The request -> Exactly reproduce the lines that follow.

— START OF Input data —

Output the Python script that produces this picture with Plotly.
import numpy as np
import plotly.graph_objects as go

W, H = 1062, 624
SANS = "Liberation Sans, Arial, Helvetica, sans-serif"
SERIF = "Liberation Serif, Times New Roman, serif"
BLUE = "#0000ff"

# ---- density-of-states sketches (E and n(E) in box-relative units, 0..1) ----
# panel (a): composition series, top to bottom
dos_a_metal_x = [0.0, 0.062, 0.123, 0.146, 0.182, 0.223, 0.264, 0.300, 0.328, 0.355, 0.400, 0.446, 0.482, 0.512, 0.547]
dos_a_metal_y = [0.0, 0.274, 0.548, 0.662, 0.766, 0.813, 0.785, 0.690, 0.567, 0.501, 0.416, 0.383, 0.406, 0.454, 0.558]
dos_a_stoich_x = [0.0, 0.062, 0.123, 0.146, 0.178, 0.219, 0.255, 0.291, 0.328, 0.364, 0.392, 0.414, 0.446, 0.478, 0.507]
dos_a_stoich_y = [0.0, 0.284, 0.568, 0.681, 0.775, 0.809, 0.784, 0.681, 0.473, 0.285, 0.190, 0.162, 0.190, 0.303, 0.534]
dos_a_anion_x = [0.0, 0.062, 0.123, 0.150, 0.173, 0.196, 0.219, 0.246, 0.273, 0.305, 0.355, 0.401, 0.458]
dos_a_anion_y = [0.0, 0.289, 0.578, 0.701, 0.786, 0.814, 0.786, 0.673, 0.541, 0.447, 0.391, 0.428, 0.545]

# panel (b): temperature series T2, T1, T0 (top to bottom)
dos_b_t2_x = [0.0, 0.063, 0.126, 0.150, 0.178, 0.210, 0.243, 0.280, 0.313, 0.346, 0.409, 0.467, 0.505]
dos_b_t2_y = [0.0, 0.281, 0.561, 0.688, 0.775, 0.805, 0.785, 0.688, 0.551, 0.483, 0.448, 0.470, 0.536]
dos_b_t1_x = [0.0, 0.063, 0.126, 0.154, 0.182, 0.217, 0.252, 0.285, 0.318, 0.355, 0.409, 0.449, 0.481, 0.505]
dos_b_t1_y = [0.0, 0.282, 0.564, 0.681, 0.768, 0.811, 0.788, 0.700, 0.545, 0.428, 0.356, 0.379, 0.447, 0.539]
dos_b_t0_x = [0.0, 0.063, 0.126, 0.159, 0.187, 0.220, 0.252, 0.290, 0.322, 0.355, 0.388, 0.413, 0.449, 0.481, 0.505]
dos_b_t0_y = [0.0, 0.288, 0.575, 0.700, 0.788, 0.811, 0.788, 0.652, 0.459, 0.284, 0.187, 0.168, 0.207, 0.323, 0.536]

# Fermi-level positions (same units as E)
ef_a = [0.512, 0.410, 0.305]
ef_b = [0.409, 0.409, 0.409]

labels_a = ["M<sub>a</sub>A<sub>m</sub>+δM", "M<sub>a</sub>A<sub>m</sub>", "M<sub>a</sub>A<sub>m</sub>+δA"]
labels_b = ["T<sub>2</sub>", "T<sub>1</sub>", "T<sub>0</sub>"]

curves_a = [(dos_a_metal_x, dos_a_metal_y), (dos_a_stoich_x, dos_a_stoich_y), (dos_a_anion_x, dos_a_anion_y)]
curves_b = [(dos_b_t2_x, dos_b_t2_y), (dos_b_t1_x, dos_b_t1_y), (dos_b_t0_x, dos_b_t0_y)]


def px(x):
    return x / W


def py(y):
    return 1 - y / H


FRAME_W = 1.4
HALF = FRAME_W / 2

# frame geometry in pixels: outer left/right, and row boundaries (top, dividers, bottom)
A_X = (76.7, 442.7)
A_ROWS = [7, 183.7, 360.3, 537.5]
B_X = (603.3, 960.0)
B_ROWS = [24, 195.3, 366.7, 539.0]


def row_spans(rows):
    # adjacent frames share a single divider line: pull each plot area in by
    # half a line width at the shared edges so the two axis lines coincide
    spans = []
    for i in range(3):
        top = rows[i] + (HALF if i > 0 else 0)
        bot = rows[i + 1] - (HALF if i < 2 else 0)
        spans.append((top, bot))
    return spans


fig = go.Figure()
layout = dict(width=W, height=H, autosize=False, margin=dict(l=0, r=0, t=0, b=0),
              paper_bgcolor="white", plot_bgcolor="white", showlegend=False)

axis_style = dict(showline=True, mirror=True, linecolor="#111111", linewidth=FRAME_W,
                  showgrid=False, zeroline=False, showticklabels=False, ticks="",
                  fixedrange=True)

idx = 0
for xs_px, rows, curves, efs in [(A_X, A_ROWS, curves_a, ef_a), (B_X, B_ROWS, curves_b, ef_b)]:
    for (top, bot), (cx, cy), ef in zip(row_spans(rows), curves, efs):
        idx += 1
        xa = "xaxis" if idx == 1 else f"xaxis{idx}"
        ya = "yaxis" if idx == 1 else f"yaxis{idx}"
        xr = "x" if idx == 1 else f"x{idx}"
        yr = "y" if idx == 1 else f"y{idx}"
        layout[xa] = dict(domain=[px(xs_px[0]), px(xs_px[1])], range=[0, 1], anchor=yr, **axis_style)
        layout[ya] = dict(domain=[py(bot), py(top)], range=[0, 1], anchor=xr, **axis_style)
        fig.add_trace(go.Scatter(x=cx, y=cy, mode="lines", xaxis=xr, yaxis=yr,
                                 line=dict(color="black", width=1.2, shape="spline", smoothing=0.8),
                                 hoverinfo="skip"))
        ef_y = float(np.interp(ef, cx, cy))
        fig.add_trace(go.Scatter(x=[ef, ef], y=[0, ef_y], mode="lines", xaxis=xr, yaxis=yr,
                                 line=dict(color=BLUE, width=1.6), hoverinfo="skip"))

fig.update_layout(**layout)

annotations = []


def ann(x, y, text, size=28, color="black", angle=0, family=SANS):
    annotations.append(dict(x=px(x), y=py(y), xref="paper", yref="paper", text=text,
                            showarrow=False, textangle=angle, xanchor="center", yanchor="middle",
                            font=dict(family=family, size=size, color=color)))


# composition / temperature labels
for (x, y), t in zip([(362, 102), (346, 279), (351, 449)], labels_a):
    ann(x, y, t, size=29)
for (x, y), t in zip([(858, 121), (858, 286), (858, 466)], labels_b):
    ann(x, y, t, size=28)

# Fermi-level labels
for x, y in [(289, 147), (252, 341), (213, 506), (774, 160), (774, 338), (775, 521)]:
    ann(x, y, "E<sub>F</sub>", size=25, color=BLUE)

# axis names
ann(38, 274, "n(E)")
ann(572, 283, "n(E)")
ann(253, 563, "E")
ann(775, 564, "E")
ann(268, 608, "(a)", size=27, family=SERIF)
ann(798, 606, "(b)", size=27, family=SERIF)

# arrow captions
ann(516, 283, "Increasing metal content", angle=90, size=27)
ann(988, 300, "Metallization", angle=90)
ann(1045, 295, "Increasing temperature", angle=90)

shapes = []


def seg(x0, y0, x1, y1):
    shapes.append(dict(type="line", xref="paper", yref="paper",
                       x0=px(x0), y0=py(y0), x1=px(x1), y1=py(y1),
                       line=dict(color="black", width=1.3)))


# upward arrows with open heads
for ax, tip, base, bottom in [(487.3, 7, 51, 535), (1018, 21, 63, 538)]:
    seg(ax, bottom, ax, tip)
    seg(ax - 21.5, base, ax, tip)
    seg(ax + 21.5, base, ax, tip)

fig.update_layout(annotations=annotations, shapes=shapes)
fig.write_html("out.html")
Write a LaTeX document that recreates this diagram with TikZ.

— END OF Input data —

Solution for this exercise ->
Output the Python script that produces this picture with Plotly.
import numpy as np
import plotly.graph_objects as go

W, H = 1062, 624
SANS = "Liberation Sans, Arial, Helvetica, sans-serif"
SERIF = "Liberation Serif, Times New Roman, serif"
BLUE = "#0000ff"

# ---- density-of-states sketches (E and n(E) in box-relative units, 0..1) ----
# panel (a): composition series, top to bottom
dos_a_metal_x = [0.0, 0.062, 0.123, 0.146, 0.182, 0.223, 0.264, 0.300, 0.328, 0.355, 0.400, 0.446, 0.482, 0.512, 0.547]
dos_a_metal_y = [0.0, 0.274, 0.548, 0.662, 0.766, 0.813, 0.785, 0.690, 0.567, 0.501, 0.416, 0.383, 0.406, 0.454, 0.558]
dos_a_stoich_x = [0.0, 0.062, 0.123, 0.146, 0.178, 0.219, 0.255, 0.291, 0.328, 0.364, 0.392, 0.414, 0.446, 0.478, 0.507]
dos_a_stoich_y = [0.0, 0.284, 0.568, 0.681, 0.775, 0.809, 0.784, 0.681, 0.473, 0.285, 0.190, 0.162, 0.190, 0.303, 0.534]
dos_a_anion_x = [0.0, 0.062, 0.123, 0.150, 0.173, 0.196, 0.219, 0.246, 0.273, 0.305, 0.355, 0.401, 0.458]
dos_a_anion_y = [0.0, 0.289, 0.578, 0.701, 0.786, 0.814, 0.786, 0.673, 0.541, 0.447, 0.391, 0.428, 0.545]

# panel (b): temperature series T2, T1, T0 (top to bottom)
dos_b_t2_x = [0.0, 0.063, 0.126, 0.150, 0.178, 0.210, 0.243, 0.280, 0.313, 0.346, 0.409, 0.467, 0.505]
dos_b_t2_y = [0.0, 0.281, 0.561, 0.688, 0.775, 0.805, 0.785, 0.688, 0.551, 0.483, 0.448, 0.470, 0.536]
dos_b_t1_x = [0.0, 0.063, 0.126, 0.154, 0.182, 0.217, 0.252, 0.285, 0.318, 0.355, 0.409, 0.449, 0.481, 0.505]
dos_b_t1_y = [0.0, 0.282, 0.564, 0.681, 0.768, 0.811, 0.788, 0.700, 0.545, 0.428, 0.356, 0.379, 0.447, 0.539]
dos_b_t0_x = [0.0, 0.063, 0.126, 0.159, 0.187, 0.220, 0.252, 0.290, 0.322, 0.355, 0.388, 0.413, 0.449, 0.481, 0.505]
dos_b_t0_y = [0.0, 0.288, 0.575, 0.700, 0.788, 0.811, 0.788, 0.652, 0.459, 0.284, 0.187, 0.168, 0.207, 0.323, 0.536]

# Fermi-level positions (same units as E)
ef_a = [0.512, 0.410, 0.305]
ef_b = [0.409, 0.409, 0.409]

labels_a = ["M<sub>a</sub>A<sub>m</sub>+δM", "M<sub>a</sub>A<sub>m</sub>", "M<sub>a</sub>A<sub>m</sub>+δA"]
labels_b = ["T<sub>2</sub>", "T<sub>1</sub>", "T<sub>0</sub>"]

curves_a = [(dos_a_metal_x, dos_a_metal_y), (dos_a_stoich_x, dos_a_stoich_y), (dos_a_anion_x, dos_a_anion_y)]
curves_b = [(dos_b_t2_x, dos_b_t2_y), (dos_b_t1_x, dos_b_t1_y), (dos_b_t0_x, dos_b_t0_y)]


def px(x):
    return x / W


def py(y):
    return 1 - y / H


FRAME_W = 1.4
HALF = FRAME_W / 2

# frame geometry in pixels: outer left/right, and row boundaries (top, dividers, bottom)
A_X = (76.7, 442.7)
A_ROWS = [7, 183.7, 360.3, 537.5]
B_X = (603.3, 960.0)
B_ROWS = [24, 195.3, 366.7, 539.0]


def row_spans(rows):
    # adjacent frames share a single divider line: pull each plot area in by
    # half a line width at the shared edges so the two axis lines coincide
    spans = []
    for i in range(3):
        top = rows[i] + (HALF if i > 0 else 0)
        bot = rows[i + 1] - (HALF if i < 2 else 0)
        spans.append((top, bot))
    return spans


fig = go.Figure()
layout = dict(width=W, height=H, autosize=False, margin=dict(l=0, r=0, t=0, b=0),
              paper_bgcolor="white", plot_bgcolor="white", showlegend=False)

axis_style = dict(showline=True, mirror=True, linecolor="#111111", linewidth=FRAME_W,
                  showgrid=False, zeroline=False, showticklabels=False, ticks="",
                  fixedrange=True)

idx = 0
for xs_px, rows, curves, efs in [(A_X, A_ROWS, curves_a, ef_a), (B_X, B_ROWS, curves_b, ef_b)]:
    for (top, bot), (cx, cy), ef in zip(row_spans(rows), curves, efs):
        idx += 1
        xa = "xaxis" if idx == 1 else f"xaxis{idx}"
        ya = "yaxis" if idx == 1 else f"yaxis{idx}"
        xr = "x" if idx == 1 else f"x{idx}"
        yr = "y" if idx == 1 else f"y{idx}"
        layout[xa] = dict(domain=[px(xs_px[0]), px(xs_px[1])], range=[0, 1], anchor=yr, **axis_style)
        layout[ya] = dict(domain=[py(bot), py(top)], range=[0, 1], anchor=xr, **axis_style)
        fig.add_trace(go.Scatter(x=cx, y=cy, mode="lines", xaxis=xr, yaxis=yr,
                                 line=dict(color="black", width=1.2, shape="spline", smoothing=0.8),
                                 hoverinfo="skip"))
        ef_y = float(np.interp(ef, cx, cy))
        fig.add_trace(go.Scatter(x=[ef, ef], y=[0, ef_y], mode="lines", xaxis=xr, yaxis=yr,
                                 line=dict(color=BLUE, width=1.6), hoverinfo="skip"))

fig.update_layout(**layout)

annotations = []


def ann(x, y, text, size=28, color="black", angle=0, family=SANS):
    annotations.append(dict(x=px(x), y=py(y), xref="paper", yref="paper", text=text,
                            showarrow=False, textangle=angle, xanchor="center", yanchor="middle",
                            font=dict(family=family, size=size, color=color)))


# composition / temperature labels
for (x, y), t in zip([(362, 102), (346, 279), (351, 449)], labels_a):
    ann(x, y, t, size=29)
for (x, y), t in zip([(858, 121), (858, 286), (858, 466)], labels_b):
    ann(x, y, t, size=28)

# Fermi-level labels
for x, y in [(289, 147), (252, 341), (213, 506), (774, 160), (774, 338), (775, 521)]:
    ann(x, y, "E<sub>F</sub>", size=25, color=BLUE)

# axis names
ann(38, 274, "n(E)")
ann(572, 283, "n(E)")
ann(253, 563, "E")
ann(775, 564, "E")
ann(268, 608, "(a)", size=27, family=SERIF)
ann(798, 606, "(b)", size=27, family=SERIF)

# arrow captions
ann(516, 283, "Increasing metal content", angle=90, size=27)
ann(988, 300, "Metallization", angle=90)
ann(1045, 295, "Increasing temperature", angle=90)

shapes = []


def seg(x0, y0, x1, y1):
    shapes.append(dict(type="line", xref="paper", yref="paper",
                       x0=px(x0), y0=py(y0), x1=px(x1), y1=py(y1),
                       line=dict(color="black", width=1.3)))


# upward arrows with open heads
for ax, tip, base, bottom in [(487.3, 7, 51, 535), (1018, 21, 63, 538)]:
    seg(ax, bottom, ax, tip)
    seg(ax - 21.5, base, ax, tip)
    seg(ax + 21.5, base, ax, tip)

fig.update_layout(annotations=annotations, shapes=shapes)
fig.write_html("out.html")
Write a LaTeX document that recreates this diagram with TikZ.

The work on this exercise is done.